Sumiyoshi Shrine is a shrine dedicated to safe travel by sea. Officials and travelers going from Yamato to Korea and China would visit the main shrine, Sumiyoshi Taisha, in Naniwa (Osaka) as a start of their pilgrimage. The travelers would then visit other Sumiyoshi Shrines along the Seto Inland Sea until their departure from the port at Hakata. This shrine at Hakata would be the last shrine they prayed at before they left land.
In ancient times, this shrine was ranked as one the highest shrines. It was noted as one of the greatest shrines in the Chikuzen area (present day Fukuoka prefecture). The area surrounding the shrine was originally a cape at the mouth of Nakagawa River as it entered into Hakata bay.
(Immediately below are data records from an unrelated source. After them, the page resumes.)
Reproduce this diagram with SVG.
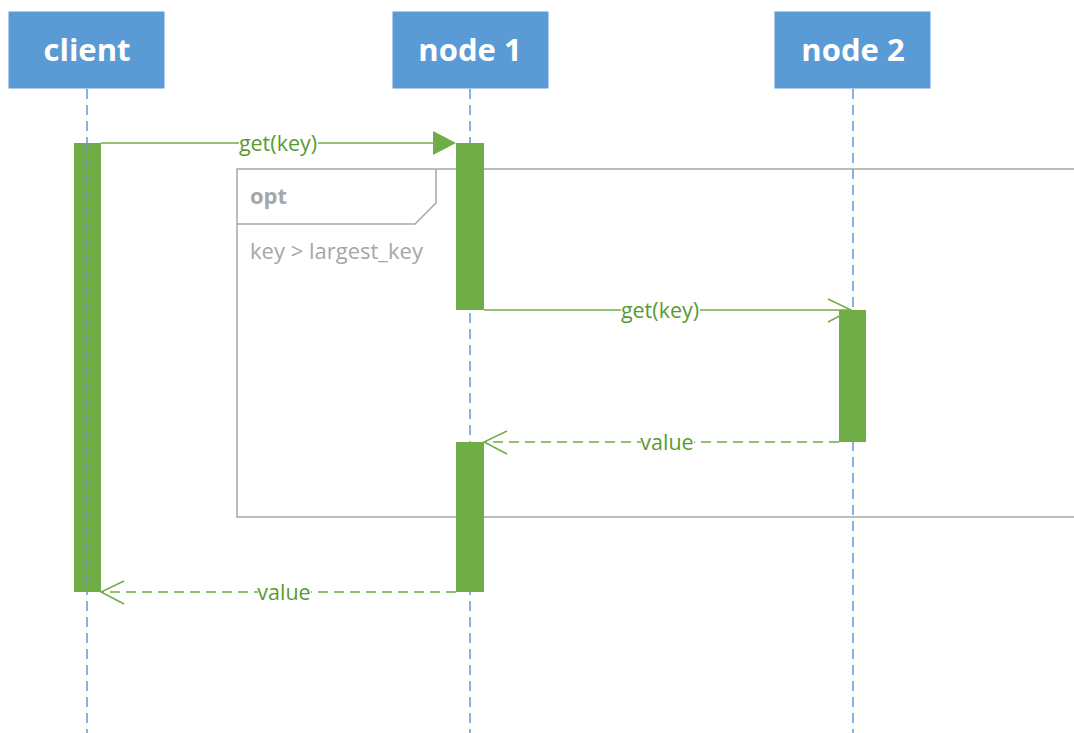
<svg xmlns="http://www.w3.org/2000/svg" width="1074" height="733" viewBox="0 0 1074 733">
<style>
.head{fill:#5B9BD5;stroke:#ffffff;stroke-width:1}
.htxt{font-family:"Open Sans","Noto Sans",sans-serif;font-weight:bold;font-size:31px;fill:#ffffff;text-anchor:middle}
.life{stroke:#5B9BD5;stroke-width:1.5;stroke-dasharray:10,6;fill:none}
.act{fill:#70AD47}
.msg{stroke:#70AD47;stroke-width:1.5;fill:none}
.dash{stroke-dasharray:10,6}
.mtxt{font-family:"Open Sans","Noto Sans",sans-serif;font-size:21.5px;fill:#5A9A32;text-anchor:middle}
.frame{stroke:#A6A6A6;stroke-width:1.5;fill:none}
.ftxt{font-family:"Open Sans","Noto Sans",sans-serif;font-size:22px;fill:#A6A6A6}
</style>
<rect width="1074" height="733" fill="#ffffff"/>
<g id="client">
<rect class="head" x="8" y="11" width="157" height="78"/>
<text class="htxt" x="87" y="61">client</text>
<line class="life" x1="87" y1="89" x2="87" y2="733"/>
</g>
<g id="node1">
<rect class="head" x="392" y="11" width="157" height="78"/>
<text class="htxt" x="470" y="61">node 1</text>
<line class="life" x1="470" y1="89" x2="470" y2="733"/>
</g>
<g id="node2">
<rect class="head" x="774" y="11" width="157" height="78"/>
<text class="htxt" x="853" y="61">node 2</text>
<line class="life" x1="853" y1="89" x2="853" y2="733"/>
</g>
<g id="opt-frame">
<rect class="frame" x="237" y="169" width="850" height="348"/>
<path class="frame" d="M237,224 L415,224 L436,203 L436,169"/>
<text class="ftxt" x="250" y="204" font-weight="bold" font-size="20px">opt</text>
<text class="ftxt" x="250" y="259">key &gt; largest_key</text>
</g>
<g id="activations">
<rect class="act" x="74" y="143" width="27" height="449"/>
<rect class="act" x="456" y="143" width="28" height="167"/>
<rect class="act" x="456" y="442" width="28" height="150"/>
<rect class="act" x="839" y="310" width="27" height="132"/>
<line class="life" x1="87" y1="143" x2="87" y2="592"/>
</g>
<g id="connectors">
<line class="msg" x1="101" y1="143" x2="436" y2="143"/>
<polygon points="433,131 456,143 433,155" fill="#70AD47"/>
<rect x="239" y="130" width="79" height="26" fill="#ffffff"/>
<text class="mtxt" x="278" y="151">get(key)</text>

<line class="msg" x1="484" y1="310" x2="851" y2="310"/>
<polyline class="msg" points="828,299 851,310 828,322"/>
<rect x="621" y="297" width="79" height="26" fill="#ffffff"/>
<text class="mtxt" x="660" y="318">get(key)</text>

<line class="msg dash" x1="839" y1="442" x2="485" y2="442"/>
<polyline class="msg" points="507,431 484,442 507,454"/>
<rect x="641" y="429" width="53" height="26" fill="#ffffff"/>
<text class="mtxt" x="667" y="450">value</text>

<line class="msg dash" x1="456" y1="592" x2="102" y2="592"/>
<polyline class="msg" points="124,581 101,592 124,604"/>
<rect x="258" y="579" width="53" height="26" fill="#ffffff"/>
<text class="mtxt" x="284" y="600">value</text>
</g>
</svg>
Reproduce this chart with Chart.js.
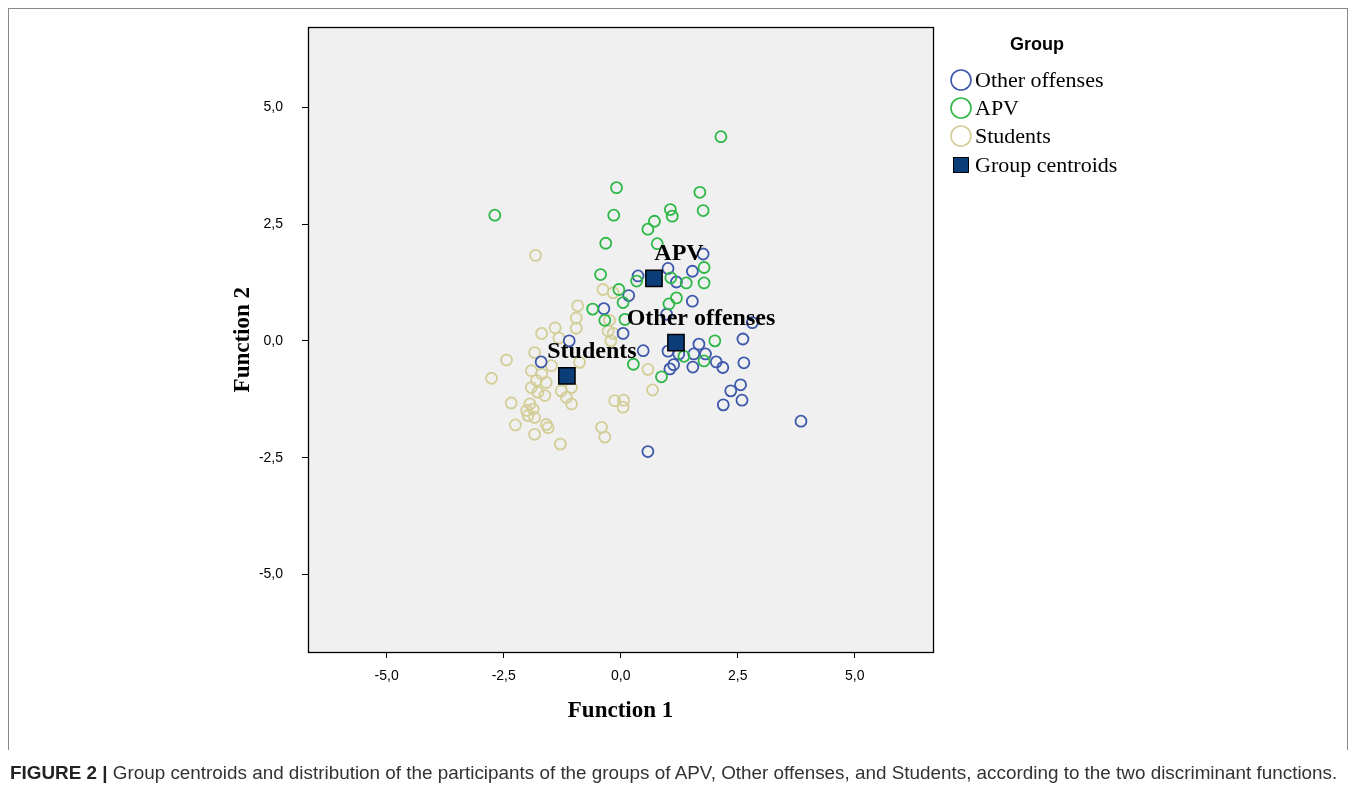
<!DOCTYPE html>
<html><head><meta charset="utf-8">
<script src="https://cdn.jsdelivr.net/npm/chart.js@4/dist/chart.umd.min.js"></script>
<style>
html,body{margin:0;padding:0;background:#fff;width:1355px;height:795px;overflow:hidden;}
#frame{position:absolute;left:8px;top:8px;width:1340px;height:742px;border-left:1px solid #888;border-top:1px solid #888;border-right:1px solid #888;box-sizing:border-box;}
#wrap{position:absolute;left:0;top:0;width:1355px;height:795px;}
#caption{position:absolute;left:10px;top:762px;font-family:"Liberation Sans",Arial,sans-serif;font-size:16px;color:#333;white-space:nowrap;}
#caption b{color:#222;}
</style></head><body>
<div id="frame"></div>
<div id="wrap"><canvas id="c" width="1355" height="795"></canvas></div>
<div id="caption"><b>FIGURE 2 |</b> Group centroids and distribution of the participants of the groups of APV, Other offenses, and Students, according to the two discriminant functions.</div>
<script>
// ---- data ----
const otherX = [1.76,0.37,1.01,1.53,1.19,0.17,1.53,-0.36,0.98,0.05,2.81,2.61,1.67,0.48,1.01,1.24,1.56,1.81,2.04,2.18,1.54,1.13,1.05,2.63,2.56,2.35,2.59,2.19,3.85,0.58,-1.10,-1.70];
const otherY = [1.86,1.39,1.55,1.49,1.26,0.97,0.85,0.69,0.57,0.16,0.39,0.04,-0.07,-0.21,-0.22,-0.28,-0.28,-0.28,-0.45,-0.57,-0.56,-0.51,-0.60,-0.47,-0.94,-1.07,-1.27,-1.37,-1.72,-2.37,0.00,-0.45];
const apvX = [-2.69,-0.09,-0.15,2.14,1.69,1.76,1.06,1.10,0.72,0.58,-0.32,0.78,-0.43,-0.60,-0.34,-0.04,0.05,0.34,1.78,1.07,1.40,1.78,1.19,1.03,0.09,2.01,1.35,1.78,0.27,0.87];
const apvY = [2.69,3.28,2.69,4.37,3.18,2.79,2.81,2.67,2.56,2.39,2.09,2.08,1.42,0.68,0.44,1.10,0.82,1.28,1.57,1.35,1.24,1.24,0.92,0.79,0.46,0.00,-0.33,-0.43,-0.50,-0.77];
const studentsX = [-1.82,-0.38,-0.16,-0.92,-0.95,-0.24,-1.40,-0.95,-1.69,-0.16,-0.21,-1.32,-1.84,-2.44,-2.76,-1.48,-0.88,-1.91,-1.69,-1.80,-1.59,-1.91,-1.77,-1.62,-1.27,-1.16,-1.05,-2.34,-1.94,-2.01,-1.87,-1.98,-1.84,-2.25,-1.84,-1.59,-1.55,-1.29,-0.41,-0.34,-0.13,0.06,0.05,0.58,0.68,-1.05,-0.27];
const studentsY = [1.83,1.10,1.03,0.75,0.49,0.44,0.28,0.27,0.16,0.16,0.00,0.06,-0.25,-0.41,-0.80,-0.53,-0.46,-0.64,-0.71,-0.85,-0.89,-1.00,-1.10,-1.17,-1.07,-1.21,-1.35,-1.33,-1.35,-1.49,-1.46,-1.60,-1.64,-1.80,-2.00,-1.79,-1.86,-2.21,-1.85,-2.06,-1.28,-1.27,-1.42,-0.61,-1.05,-1.00,0.21];
const centroidGroups = ['APV','Other offenses','Students'];
const centroidX = [0.71,1.18,-1.15];
const centroidY = [1.34,-0.04,-0.75];
const tickValues = [-5,-2.5,0,2.5,5];
const legendTitle = 'Group';
const seriesNames = ['Other offenses','APV','Students','Group centroids'];

const zip = (xs, ys) => xs.map((x,i) => ({x, y: ys[i]}));
const fmt = v => Number(v).toFixed(1).replace('.', ',');
const COLORS = ['#3E58AC','#2EB848','#D3CE97','#0B3D78'];

const bgPlugin = {
  id:'bg',
  beforeDraw(chart){
    const {ctx, chartArea:a} = chart;
    ctx.save(); ctx.fillStyle = '#f0f0f0';
    ctx.fillRect(a.left, a.top, a.right-a.left, a.bottom-a.top);
    ctx.restore();
  },
  afterDraw(chart){
    const {ctx, chartArea:a} = chart;
    ctx.save(); ctx.strokeStyle = '#000'; ctx.lineWidth = 1.3;
    ctx.strokeRect(Math.round(a.left)+0.5, Math.round(a.top)+0.5, Math.round(a.right-a.left), Math.round(a.bottom-a.top));
    ctx.restore();
  }
};

const labelPlugin = {
  id:'centroidLabels',
  afterDatasetsDraw(chart){
    const {ctx} = chart, sx = chart.scales.x, sy = chart.scales.y;
    ctx.save();
    ctx.font = 'bold 24px "Liberation Serif"';
    ctx.fillStyle = '#000'; ctx.textAlign = 'center'; ctx.textBaseline = 'middle';
    centroidGroups.forEach((g,i) => {
      const px = sx.getPixelForValue(centroidX[i]), py = sy.getPixelForValue(centroidY[i]);
      ctx.fillText(g, px + 25, py - 24);
    });
    ctx.restore();
  }
};

const legendPlugin = {
  id:'customLegend',
  afterDraw(chart){
    const {ctx} = chart;
    ctx.save();
    ctx.fillStyle = '#000';
    ctx.font = 'bold 18px "Liberation Sans"';
    ctx.textAlign = 'center'; ctx.textBaseline = 'middle';
    ctx.fillText(legendTitle, 1037, 45);
    const ys = [80, 108, 136, 165];
    ctx.textAlign = 'left';
    ctx.font = '22px "Liberation Serif"';
    seriesNames.forEach((n,i) => {
      const ds = chart.data.datasets[i];
      if (i < 3) {
        ctx.beginPath(); ctx.arc(961, ys[i], 10, 0, Math.PI*2);
        ctx.strokeStyle = ds.borderColor; ctx.lineWidth = 1.6; ctx.stroke();
      } else {
        ctx.fillStyle = ds.backgroundColor; ctx.fillRect(953, ys[i]-8, 16, 16);
        ctx.strokeStyle = '#000'; ctx.lineWidth = 1; ctx.strokeRect(953.5, ys[i]-7.5, 15, 15);
      }
      ctx.fillStyle = '#000';
      ctx.fillText(n, 975, ys[i]+1);
    });
    ctx.restore();
  }
};

const axisCommon = (titleText) => ({
  type:'linear',
  afterBuildTicks(s){ s.ticks = tickValues.map(v => ({value:v})); },
  ticks:{callback:fmt, font:{family:'Liberation Sans', size:14}, color:'#000', maxRotation:0, autoSkip:false},
  grid:{drawOnChartArea:false, drawTicks:true, tickLength:6, color:'#000', lineWidth:1},
  border:{display:true, color:'#000', width:1},
  title:{display:true, text:titleText, font:{family:'Liberation Serif', size:23, weight:'bold'}, color:'#000', padding:0}
});

const xAxis = Object.assign(axisCommon('Function 1'), {min:-6.68, max:6.67, afterFit(s){ s.height = 73; }});
xAxis.ticks.padding = 10;
const yAxis = Object.assign(axisCommon('Function 2'), {min:-6.66, max:6.71, afterFit(s){ s.width = 79; }});
yAxis.ticks.padding = 19;

new Chart(document.getElementById('c'), {
  type:'scatter',
  data:{datasets:[
    {label:seriesNames[0], data:zip(otherX, otherY), pointStyle:'circle', pointRadius:5.5, borderColor:COLORS[0], backgroundColor:'rgba(0,0,0,0)', borderWidth:1.8, order:3},
    {label:seriesNames[1], data:zip(apvX, apvY), pointStyle:'circle', pointRadius:5.5, borderColor:COLORS[1], backgroundColor:'rgba(0,0,0,0)', borderWidth:1.8, order:2},
    {label:seriesNames[2], data:zip(studentsX, studentsY), pointStyle:'circle', pointRadius:5.5, borderColor:COLORS[2], backgroundColor:'rgba(0,0,0,0)', borderWidth:1.8, order:4},
    {label:seriesNames[3], data:zip(centroidX, centroidY), pointStyle:'rect', pointRadius:11.5, borderColor:'#000', backgroundColor:COLORS[3], borderWidth:1.5, order:0}
  ]},
  options:{
    responsive:false, animation:false, devicePixelRatio:1,
    layout:{padding:{left:229, right:422, top:25, bottom:70}},
    plugins:{legend:{display:false}, tooltip:{enabled:false}},
    events:[],
    scales:{x:xAxis, y:yAxis}
  },
  plugins:[bgPlugin, labelPlugin, legendPlugin]
});

// fit caption to its measured span
(function(){
  const c = document.getElementById('caption');
  const target = 1328;
  const w = c.getBoundingClientRect().width;
  if (w > 0) c.style.fontSize = (16 * target / w).toFixed(2) + 'px';
})();
</script>
</body></html>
The shrine is dedicated to the gods (kami) of Sokotsutsuo-no-kami, Nakatsutsuo-no-kami and Uwatsutsuo-no-kami. These kami are associated with safe sea faring. Legendary Empress Jingu is now enshrined here as legend tells of the oracles the Empress received from the Sumiyoshi-kami before her conquest of Korea in the 2nd century. There is no record of this conquest ever happening; it is most likely an embellishment of the history of the Empress. The three kami originated from an undersea dragon king associated with other cultures. There are minor shrines to Amaterasu and Ebisu on the shrine grounds. Amaterasu is the goddess of the sun and Ebisu is the god of fishermen.
Although the shrine is home to gods worshipped for protecting travelers since ancient times, it became known for promoting Waka poetry since the middle ages. The main hall is a designated cultural property of importance. The site is also a source for designated national treasures including a copper axe and sword.
The main hall was rebuilt in 1623 by Kuroda Nagamasa, the first lord of the Fukuoka clan. The straight shaped roof of the main hall retains features of the ancient architectural style, in direct contrast to later Buddhist style halls. The shrine is home to a Noh theater with a classic stage setting which has been in use for Noh plays since it was built before World War II. The shrine is also home to a hoard of ancient documents that illustrate the history of the shrine and Hakata from the middles ages to the present day.